WHAT THIS TASK INVOLVES> The records below hold a stretch from the line with "Emit a Python" through the line with "import seaborn as sns"; return exactly those lines, ends included, and nothing more.

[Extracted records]
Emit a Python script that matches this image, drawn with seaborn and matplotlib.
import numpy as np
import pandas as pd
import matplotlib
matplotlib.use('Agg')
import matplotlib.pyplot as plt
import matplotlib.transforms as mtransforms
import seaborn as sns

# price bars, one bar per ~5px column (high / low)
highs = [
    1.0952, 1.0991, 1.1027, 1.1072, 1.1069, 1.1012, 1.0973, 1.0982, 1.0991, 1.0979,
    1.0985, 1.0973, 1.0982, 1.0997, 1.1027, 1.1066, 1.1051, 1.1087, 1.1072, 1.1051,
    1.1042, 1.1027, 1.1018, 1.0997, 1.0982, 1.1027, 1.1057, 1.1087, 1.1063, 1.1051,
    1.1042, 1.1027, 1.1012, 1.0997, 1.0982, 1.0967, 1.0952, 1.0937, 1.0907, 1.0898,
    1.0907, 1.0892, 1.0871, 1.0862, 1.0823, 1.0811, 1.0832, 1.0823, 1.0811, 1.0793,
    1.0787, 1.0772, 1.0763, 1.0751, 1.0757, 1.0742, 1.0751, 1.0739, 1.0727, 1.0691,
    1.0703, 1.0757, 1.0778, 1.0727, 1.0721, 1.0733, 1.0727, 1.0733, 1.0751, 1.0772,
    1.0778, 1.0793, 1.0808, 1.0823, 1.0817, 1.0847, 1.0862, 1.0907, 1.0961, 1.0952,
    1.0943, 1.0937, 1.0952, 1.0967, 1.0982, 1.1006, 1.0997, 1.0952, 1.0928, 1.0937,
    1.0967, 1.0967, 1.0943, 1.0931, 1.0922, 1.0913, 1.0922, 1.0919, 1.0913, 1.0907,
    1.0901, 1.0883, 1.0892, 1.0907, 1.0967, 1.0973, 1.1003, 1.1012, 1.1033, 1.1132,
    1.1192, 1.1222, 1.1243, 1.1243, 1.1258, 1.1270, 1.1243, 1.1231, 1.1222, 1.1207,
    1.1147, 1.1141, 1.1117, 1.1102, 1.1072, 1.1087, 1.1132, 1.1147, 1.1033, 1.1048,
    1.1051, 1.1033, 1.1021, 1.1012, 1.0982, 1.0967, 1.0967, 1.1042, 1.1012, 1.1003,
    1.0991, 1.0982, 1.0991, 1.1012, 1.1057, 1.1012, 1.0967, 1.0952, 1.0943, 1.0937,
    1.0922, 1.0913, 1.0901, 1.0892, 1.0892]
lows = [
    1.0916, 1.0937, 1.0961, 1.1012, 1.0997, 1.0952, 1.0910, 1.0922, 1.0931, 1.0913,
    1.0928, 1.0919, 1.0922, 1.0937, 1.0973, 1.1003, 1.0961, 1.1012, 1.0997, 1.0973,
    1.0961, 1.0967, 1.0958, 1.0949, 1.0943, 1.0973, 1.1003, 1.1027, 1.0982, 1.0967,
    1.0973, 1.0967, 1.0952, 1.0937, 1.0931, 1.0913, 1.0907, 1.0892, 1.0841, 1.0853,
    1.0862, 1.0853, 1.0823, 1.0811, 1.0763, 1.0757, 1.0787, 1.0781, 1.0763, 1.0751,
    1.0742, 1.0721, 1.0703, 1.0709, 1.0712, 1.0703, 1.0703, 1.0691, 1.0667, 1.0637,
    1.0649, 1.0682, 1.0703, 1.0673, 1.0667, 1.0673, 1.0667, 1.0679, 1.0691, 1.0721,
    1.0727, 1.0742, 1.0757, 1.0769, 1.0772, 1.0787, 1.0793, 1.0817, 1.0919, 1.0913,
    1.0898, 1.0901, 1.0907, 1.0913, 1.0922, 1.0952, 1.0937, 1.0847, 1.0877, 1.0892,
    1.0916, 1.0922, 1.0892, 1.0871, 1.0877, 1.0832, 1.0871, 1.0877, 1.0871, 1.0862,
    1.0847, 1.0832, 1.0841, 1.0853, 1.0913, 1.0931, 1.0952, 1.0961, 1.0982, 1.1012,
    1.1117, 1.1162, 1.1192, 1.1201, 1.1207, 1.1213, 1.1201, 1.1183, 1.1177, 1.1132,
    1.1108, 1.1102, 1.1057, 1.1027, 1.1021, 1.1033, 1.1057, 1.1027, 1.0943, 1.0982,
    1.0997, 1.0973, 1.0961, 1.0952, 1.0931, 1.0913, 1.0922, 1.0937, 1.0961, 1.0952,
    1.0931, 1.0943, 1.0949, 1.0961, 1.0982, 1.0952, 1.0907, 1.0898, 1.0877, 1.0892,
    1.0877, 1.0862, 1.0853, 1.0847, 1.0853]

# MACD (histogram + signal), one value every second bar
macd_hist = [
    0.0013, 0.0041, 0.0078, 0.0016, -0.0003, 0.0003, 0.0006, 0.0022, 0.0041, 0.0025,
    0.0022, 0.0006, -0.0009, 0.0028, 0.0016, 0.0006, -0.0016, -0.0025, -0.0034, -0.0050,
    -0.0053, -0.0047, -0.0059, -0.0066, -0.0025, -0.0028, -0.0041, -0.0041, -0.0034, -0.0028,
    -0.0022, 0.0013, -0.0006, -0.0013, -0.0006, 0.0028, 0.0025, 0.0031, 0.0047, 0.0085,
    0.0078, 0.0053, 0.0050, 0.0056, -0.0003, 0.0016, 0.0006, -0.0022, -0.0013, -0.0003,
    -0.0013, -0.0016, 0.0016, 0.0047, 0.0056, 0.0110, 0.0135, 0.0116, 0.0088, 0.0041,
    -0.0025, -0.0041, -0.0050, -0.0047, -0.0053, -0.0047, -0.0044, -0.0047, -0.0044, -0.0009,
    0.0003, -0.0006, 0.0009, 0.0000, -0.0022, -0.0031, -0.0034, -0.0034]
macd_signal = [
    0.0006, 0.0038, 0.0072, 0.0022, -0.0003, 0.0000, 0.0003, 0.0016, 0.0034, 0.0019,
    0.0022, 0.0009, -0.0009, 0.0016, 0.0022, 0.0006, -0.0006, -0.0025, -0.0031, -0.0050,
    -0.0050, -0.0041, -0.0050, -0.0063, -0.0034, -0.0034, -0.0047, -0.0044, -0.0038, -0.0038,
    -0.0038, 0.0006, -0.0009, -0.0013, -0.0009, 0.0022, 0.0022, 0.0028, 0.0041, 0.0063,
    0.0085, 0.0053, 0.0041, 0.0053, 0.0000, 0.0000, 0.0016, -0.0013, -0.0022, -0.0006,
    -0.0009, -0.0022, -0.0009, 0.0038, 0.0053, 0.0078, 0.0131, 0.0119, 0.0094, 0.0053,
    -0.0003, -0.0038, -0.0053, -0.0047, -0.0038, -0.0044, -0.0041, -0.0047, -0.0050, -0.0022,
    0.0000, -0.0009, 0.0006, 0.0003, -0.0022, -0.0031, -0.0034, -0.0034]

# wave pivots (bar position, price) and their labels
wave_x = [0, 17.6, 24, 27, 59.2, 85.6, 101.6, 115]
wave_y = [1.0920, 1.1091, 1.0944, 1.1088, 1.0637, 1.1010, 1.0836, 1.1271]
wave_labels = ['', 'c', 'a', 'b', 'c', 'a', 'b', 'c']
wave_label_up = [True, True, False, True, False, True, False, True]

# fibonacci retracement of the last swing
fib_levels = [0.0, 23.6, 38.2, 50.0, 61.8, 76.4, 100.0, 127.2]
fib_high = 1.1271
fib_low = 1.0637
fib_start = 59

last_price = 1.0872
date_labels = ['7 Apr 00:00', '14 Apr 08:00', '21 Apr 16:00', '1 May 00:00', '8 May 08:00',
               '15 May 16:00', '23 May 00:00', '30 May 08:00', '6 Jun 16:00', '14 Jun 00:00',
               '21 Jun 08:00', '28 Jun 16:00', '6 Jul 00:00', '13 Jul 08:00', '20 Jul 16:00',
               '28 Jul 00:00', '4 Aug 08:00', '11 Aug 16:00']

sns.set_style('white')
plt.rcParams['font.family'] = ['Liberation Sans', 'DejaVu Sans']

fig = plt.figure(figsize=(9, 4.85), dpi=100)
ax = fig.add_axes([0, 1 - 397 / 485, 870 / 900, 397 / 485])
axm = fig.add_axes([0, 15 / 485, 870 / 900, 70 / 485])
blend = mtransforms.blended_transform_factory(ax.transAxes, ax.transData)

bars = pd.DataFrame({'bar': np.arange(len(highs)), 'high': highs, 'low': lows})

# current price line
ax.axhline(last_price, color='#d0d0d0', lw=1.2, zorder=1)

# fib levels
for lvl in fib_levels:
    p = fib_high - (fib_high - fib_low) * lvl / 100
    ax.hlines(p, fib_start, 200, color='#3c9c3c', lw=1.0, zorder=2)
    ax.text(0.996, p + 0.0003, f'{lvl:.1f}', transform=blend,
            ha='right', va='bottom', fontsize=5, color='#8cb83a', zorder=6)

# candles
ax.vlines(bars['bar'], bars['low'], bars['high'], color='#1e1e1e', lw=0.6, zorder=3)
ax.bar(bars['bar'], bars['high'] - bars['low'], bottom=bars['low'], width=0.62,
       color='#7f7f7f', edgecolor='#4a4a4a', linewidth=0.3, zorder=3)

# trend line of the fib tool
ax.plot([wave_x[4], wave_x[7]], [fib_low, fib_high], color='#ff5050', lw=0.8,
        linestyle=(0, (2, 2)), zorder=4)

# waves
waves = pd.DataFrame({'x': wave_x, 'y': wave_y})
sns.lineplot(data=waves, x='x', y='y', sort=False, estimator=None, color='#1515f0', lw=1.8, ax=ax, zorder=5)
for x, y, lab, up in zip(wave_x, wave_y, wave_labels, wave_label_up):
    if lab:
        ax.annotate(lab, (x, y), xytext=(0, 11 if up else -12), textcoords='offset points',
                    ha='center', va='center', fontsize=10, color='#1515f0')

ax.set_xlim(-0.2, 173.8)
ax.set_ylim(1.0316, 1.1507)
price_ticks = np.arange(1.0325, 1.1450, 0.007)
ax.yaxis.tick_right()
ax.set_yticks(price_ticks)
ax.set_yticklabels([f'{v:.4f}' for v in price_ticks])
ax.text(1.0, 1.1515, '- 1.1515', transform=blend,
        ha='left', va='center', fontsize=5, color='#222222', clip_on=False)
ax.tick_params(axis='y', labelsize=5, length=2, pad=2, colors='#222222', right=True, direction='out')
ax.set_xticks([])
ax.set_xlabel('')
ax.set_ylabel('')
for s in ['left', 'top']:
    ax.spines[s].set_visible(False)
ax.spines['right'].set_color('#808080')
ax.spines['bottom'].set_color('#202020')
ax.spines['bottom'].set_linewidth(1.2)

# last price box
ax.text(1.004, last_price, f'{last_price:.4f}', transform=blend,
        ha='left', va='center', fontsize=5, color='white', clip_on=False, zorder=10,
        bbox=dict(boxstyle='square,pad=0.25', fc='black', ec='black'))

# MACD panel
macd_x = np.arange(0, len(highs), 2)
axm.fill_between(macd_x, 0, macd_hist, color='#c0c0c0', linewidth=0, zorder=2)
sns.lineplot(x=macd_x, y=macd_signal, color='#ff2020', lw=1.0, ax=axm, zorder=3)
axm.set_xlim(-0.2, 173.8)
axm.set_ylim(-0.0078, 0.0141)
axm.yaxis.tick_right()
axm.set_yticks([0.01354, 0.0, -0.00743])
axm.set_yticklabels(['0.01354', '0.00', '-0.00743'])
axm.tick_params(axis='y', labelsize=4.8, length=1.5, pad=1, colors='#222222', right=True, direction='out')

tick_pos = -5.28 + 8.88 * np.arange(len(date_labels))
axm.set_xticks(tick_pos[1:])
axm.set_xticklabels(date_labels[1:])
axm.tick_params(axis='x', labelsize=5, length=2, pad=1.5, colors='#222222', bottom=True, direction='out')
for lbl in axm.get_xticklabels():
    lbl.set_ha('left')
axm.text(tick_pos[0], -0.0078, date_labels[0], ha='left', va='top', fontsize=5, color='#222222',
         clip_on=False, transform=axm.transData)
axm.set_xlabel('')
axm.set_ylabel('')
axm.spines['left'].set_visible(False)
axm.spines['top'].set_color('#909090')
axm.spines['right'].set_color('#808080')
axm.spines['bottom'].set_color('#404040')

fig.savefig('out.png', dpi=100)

---

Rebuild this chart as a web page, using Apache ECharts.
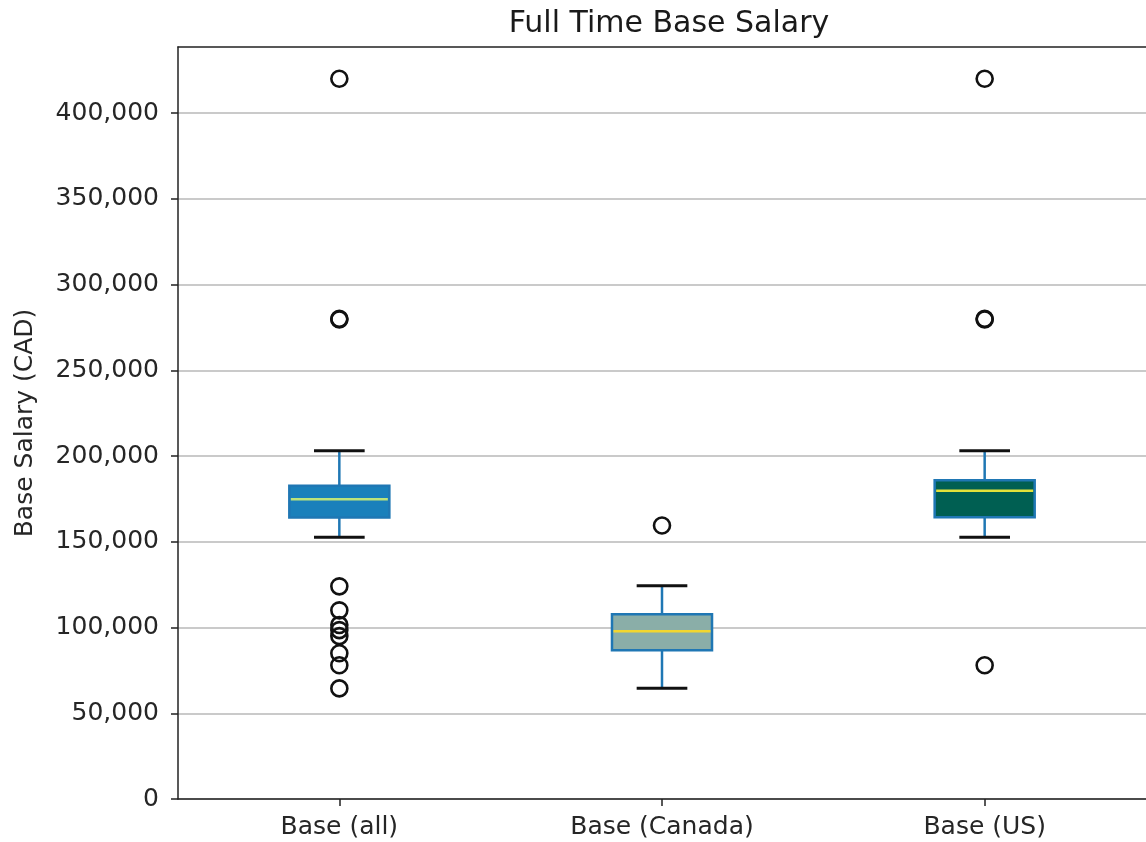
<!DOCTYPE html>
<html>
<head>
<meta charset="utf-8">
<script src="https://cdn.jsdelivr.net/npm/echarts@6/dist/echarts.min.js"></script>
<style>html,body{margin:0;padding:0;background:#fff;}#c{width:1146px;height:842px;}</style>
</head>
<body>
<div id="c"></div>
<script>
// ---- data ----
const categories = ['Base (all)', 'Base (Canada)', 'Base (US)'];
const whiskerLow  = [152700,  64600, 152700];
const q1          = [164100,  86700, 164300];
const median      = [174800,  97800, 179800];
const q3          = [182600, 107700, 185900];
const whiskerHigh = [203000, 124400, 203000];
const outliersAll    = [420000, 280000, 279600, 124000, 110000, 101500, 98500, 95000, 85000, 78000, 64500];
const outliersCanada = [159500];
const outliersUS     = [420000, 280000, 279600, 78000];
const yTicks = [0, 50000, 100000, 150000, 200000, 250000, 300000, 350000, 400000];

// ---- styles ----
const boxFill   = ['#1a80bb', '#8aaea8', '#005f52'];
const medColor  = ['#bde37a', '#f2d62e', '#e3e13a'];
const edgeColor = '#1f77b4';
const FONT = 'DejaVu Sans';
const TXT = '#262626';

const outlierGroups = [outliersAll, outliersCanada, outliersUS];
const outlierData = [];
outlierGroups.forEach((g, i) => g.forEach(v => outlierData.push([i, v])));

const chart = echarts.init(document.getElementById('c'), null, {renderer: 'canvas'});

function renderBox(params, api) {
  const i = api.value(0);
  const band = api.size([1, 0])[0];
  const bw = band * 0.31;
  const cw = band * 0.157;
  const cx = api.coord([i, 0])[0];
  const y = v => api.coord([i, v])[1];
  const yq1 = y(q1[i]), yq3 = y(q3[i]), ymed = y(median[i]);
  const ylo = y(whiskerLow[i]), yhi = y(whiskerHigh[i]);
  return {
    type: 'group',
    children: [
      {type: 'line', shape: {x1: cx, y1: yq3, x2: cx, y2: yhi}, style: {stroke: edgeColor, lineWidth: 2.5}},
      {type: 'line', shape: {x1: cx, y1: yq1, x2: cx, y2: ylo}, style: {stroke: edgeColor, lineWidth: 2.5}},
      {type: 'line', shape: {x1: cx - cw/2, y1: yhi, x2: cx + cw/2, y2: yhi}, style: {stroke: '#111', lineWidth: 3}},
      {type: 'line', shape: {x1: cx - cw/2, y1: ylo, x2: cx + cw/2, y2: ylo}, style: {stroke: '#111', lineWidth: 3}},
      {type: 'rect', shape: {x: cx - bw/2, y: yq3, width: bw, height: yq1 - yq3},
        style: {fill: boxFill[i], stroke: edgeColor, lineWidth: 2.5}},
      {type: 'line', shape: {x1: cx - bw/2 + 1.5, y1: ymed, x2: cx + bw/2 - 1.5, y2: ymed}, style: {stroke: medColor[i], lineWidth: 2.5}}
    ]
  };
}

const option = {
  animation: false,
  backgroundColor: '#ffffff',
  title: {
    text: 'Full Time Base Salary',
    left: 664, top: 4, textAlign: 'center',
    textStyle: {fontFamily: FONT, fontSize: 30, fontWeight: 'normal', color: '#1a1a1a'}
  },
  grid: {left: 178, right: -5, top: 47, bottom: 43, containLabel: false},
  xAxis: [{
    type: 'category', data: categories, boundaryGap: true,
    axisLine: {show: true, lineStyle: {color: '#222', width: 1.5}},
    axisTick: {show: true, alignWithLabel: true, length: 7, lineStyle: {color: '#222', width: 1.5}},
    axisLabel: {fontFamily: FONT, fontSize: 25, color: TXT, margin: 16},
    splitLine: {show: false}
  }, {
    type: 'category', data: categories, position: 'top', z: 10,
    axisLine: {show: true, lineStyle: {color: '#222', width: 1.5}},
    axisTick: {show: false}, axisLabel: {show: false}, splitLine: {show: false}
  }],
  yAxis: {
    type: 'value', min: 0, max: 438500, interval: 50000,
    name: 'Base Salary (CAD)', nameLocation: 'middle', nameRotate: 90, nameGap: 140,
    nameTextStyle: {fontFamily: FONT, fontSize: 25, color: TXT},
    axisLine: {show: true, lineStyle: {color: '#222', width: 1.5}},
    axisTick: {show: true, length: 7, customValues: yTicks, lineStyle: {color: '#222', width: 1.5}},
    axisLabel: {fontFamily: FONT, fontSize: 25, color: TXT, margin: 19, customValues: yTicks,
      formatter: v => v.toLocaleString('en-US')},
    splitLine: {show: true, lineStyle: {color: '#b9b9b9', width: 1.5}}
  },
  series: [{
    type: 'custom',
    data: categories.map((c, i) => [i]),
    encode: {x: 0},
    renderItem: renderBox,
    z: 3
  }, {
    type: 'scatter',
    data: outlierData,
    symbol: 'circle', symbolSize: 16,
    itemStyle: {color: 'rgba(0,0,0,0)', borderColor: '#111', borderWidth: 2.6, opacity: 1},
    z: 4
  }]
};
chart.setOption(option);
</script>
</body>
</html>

==

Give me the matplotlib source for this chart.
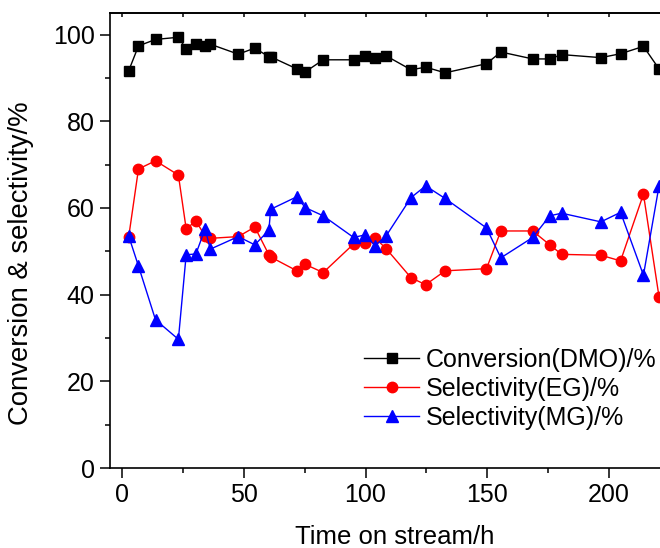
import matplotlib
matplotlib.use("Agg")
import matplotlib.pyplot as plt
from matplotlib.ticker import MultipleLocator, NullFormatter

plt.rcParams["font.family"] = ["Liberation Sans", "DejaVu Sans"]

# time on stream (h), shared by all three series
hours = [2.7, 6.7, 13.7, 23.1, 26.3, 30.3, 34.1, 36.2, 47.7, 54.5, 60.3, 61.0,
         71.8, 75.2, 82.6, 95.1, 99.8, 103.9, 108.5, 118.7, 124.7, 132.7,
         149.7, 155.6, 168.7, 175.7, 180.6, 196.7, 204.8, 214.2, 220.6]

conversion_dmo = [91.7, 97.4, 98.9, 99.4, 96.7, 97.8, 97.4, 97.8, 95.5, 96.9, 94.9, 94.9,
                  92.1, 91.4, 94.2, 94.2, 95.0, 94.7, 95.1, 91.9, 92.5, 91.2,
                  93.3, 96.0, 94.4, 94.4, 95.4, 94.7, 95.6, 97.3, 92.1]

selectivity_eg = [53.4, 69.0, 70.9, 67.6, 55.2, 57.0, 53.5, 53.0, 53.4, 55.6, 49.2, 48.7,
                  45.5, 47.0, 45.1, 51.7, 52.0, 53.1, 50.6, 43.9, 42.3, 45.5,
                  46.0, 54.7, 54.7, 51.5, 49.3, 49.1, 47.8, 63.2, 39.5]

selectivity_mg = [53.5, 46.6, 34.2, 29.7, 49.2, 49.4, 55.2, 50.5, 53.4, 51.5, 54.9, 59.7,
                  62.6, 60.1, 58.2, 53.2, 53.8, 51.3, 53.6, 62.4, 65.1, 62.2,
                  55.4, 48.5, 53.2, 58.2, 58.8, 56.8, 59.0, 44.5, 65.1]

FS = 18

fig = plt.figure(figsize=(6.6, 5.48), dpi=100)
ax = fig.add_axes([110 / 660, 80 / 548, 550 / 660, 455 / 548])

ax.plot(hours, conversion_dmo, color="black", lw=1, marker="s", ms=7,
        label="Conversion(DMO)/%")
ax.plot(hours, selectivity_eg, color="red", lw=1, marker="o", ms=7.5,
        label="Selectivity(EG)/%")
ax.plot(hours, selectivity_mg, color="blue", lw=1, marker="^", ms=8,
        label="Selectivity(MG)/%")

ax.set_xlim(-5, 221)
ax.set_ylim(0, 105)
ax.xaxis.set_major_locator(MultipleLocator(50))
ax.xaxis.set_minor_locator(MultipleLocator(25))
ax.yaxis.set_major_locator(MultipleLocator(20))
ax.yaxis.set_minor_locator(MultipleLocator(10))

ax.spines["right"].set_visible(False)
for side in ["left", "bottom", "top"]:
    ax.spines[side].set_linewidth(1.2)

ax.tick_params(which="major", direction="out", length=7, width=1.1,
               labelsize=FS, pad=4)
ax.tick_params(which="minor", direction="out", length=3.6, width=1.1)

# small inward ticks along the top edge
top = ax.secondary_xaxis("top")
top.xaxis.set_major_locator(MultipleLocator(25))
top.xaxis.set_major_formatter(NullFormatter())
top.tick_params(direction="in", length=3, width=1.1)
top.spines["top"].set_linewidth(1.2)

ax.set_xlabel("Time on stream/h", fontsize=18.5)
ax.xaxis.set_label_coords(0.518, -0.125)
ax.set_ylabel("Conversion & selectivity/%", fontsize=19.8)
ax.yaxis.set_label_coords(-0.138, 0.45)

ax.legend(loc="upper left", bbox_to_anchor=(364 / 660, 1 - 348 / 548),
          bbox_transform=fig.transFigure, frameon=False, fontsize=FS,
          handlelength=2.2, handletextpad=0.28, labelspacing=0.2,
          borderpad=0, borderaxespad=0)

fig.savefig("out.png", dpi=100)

RESULT FOR THIS EXERCISE>
Emit a Python script that matches this image, drawn with seaborn and matplotlib.
import numpy as np
import pandas as pd
import matplotlib
matplotlib.use('Agg')
import matplotlib.pyplot as plt
import matplotlib.transforms as mtransforms
import seaborn as sns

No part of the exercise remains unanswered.